Using File.AppendAllLines
for (int i = 0; i < countryFiles.Length; i++){
string srcFileName = countryFiles[i];
string[] countryExtractLines = File.ReadAllLines(srcFileName);
File.AppendAllLines(actualMergedFileName, countryExtractLines);
}
Using Stream.CopyTo
using (Stream destStream = File.OpenWrite(actualMergedFileName)){
foreach (string srcFileName in countryFiles){
using (Stream srcStream = File.OpenRead(srcFileName)){
srcStream.CopyTo(destStream);
}
}
}
Upvotes: 5
Views: 2624
Reputation: 109567
Suppose you have a condition which must be true (i.e. a predicate) for each line in one file that you want to append to another file.
You can efficiently process that as follows:
var filteredLines =
File.ReadLines("MySourceFileName")
.Where(line => line.Contains("Target")); // Put your own condition here.
File.AppendAllLines("MyDestinationFileName", filteredLines);
This approach scales to multiple files and avoids loading the entire file into memory.
If instead of appending all the lines to a file, you wanted to replace the contents, you'd do:
File.WriteAllLines("MyDestinationFileName", filteredLines);
instead of
File.AppendAllLines("MyDestinationFileName", filteredLines);
Also note that there are overloads of these methods that allow you to specify the encoding, if you are not using UTF8.
Finally, don't be thrown by the inconsistent method naming.File.ReadLines()
does not read all lines into memory, but File.ReadAllLines()
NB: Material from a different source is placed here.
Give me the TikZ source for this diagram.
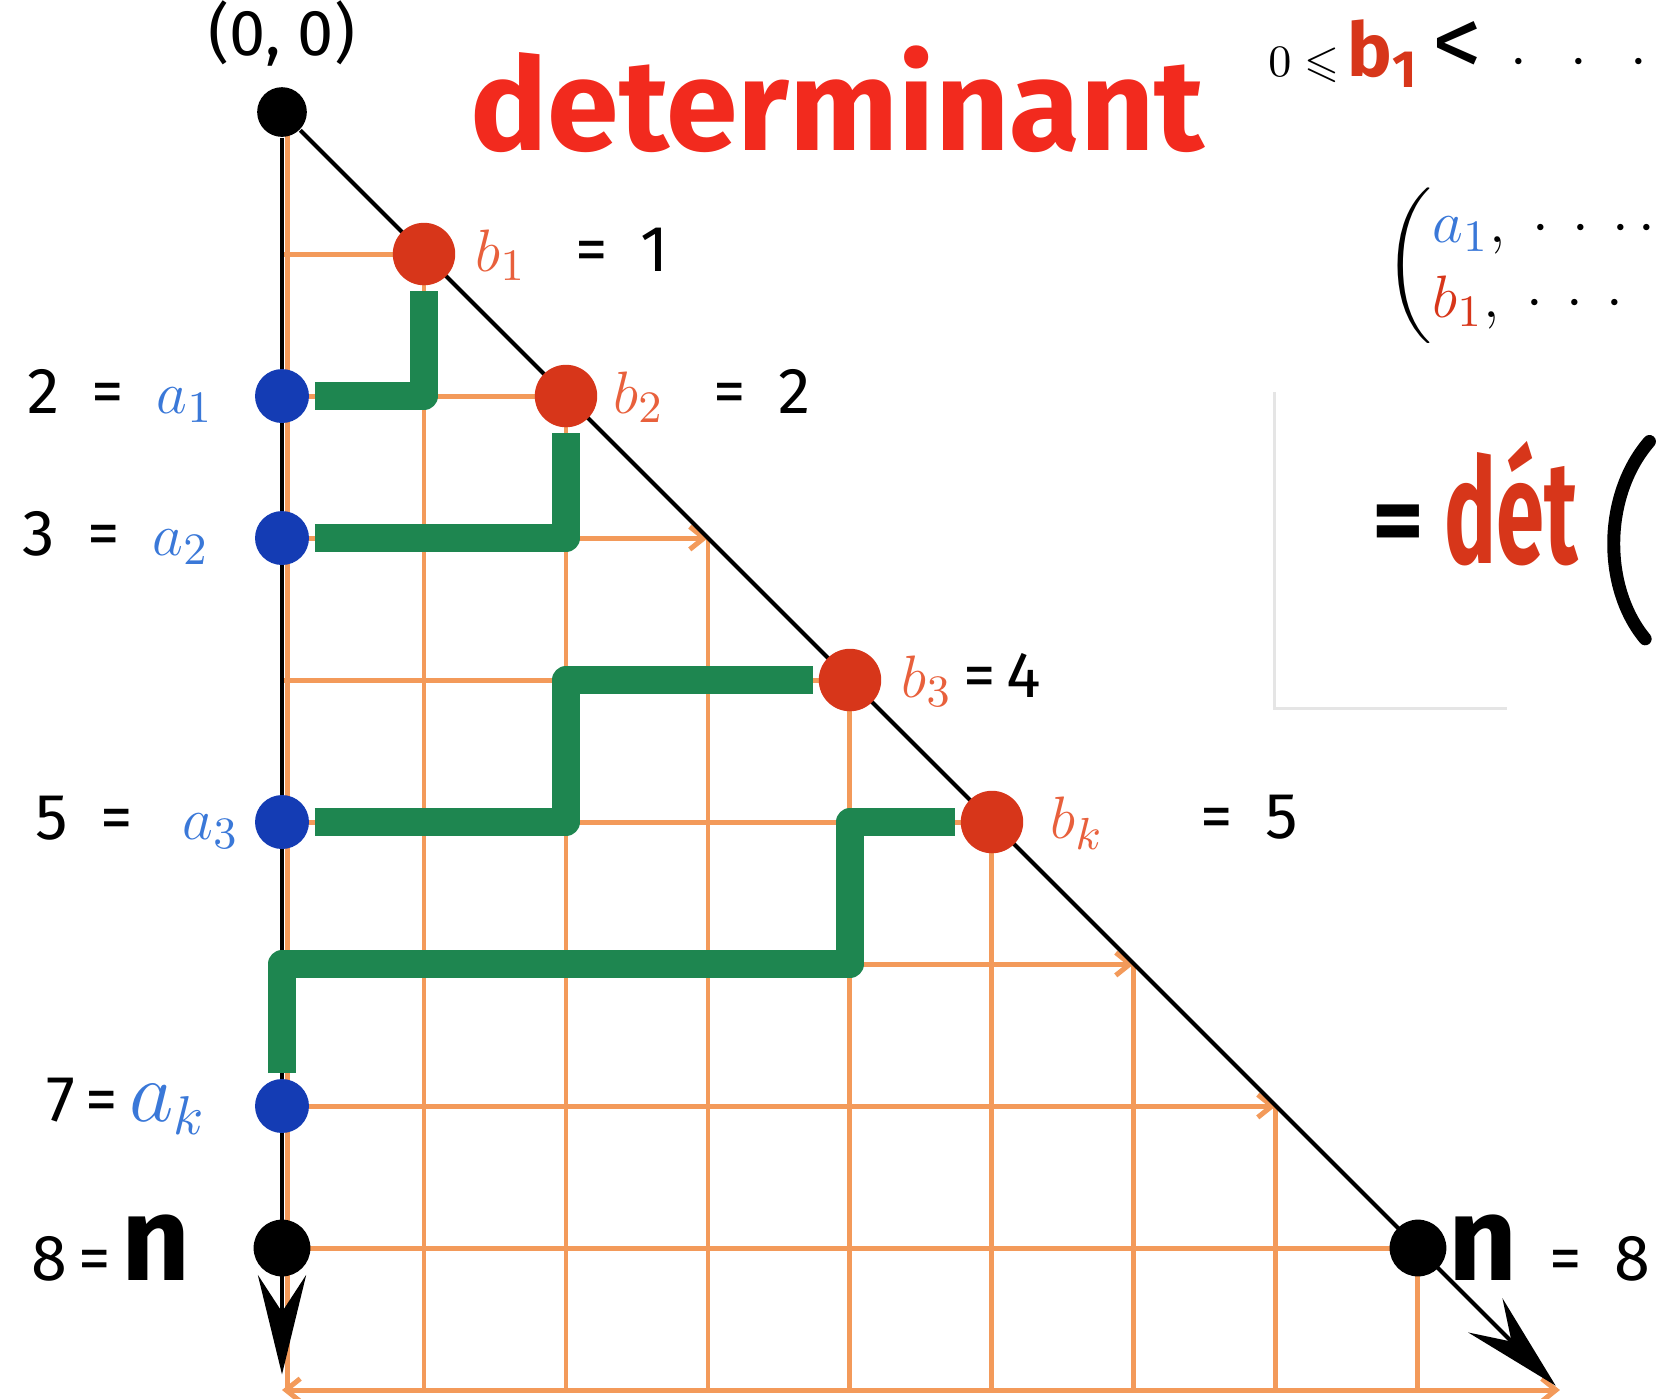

does. However, File.WriteAllLines()
does NOT buffer all lines into memory, or expect them to all be buffered in memory; it uses IEnumerable<string>
for the input.
Upvotes: 2
Reputation: 38094
You can write the files one after the other. For example:
static void MergingFiles(string outputFile, params string[] inputTxtDocs)
{
using (Stream outputStream = File.OpenWrite(outputFile))
{
foreach (string inputFile in inputTxtDocs)
{
using (Stream inputStream = File.OpenRead(inputFile))
{
inputStream.CopyTo(outputStream);
}
}
}
}
In my view the above code is really high-performance as Stream.CopyTo() has really very simple algorithm so the method is high effective. The reflector renders the heart of it as follows:
private void InternalCopyTo(Stream destination, int bufferSize)
{
int num;
byte[] buffer = new byte[bufferSize];
while ((num = this.Read(buffer, 0, buffer.Length)) != 0)
{
destination.Write(buffer, 0, num);
}
}
Upvotes: 5
Reputation: 41
sab669's answer is correct, you want to use a StreamReader then loop over each line of the file... I would suggest writing each file individually however as otherwise you are going to run out of memory pretty quickly with many 200mb files
For example:
foreach(File f in files)
{
List<String> lines = new List<String>();
string line;
int cnt = 0;
using(StreamReader reader = new StreamReader(f)) {
while((line = reader.ReadLine()) != null) {
// TODO : Put your conditions in here
lines.Add(line);
cnt++;
}
}
f.Close();
// TODO : Append your lines here using StreamWriter
}
Upvotes: 3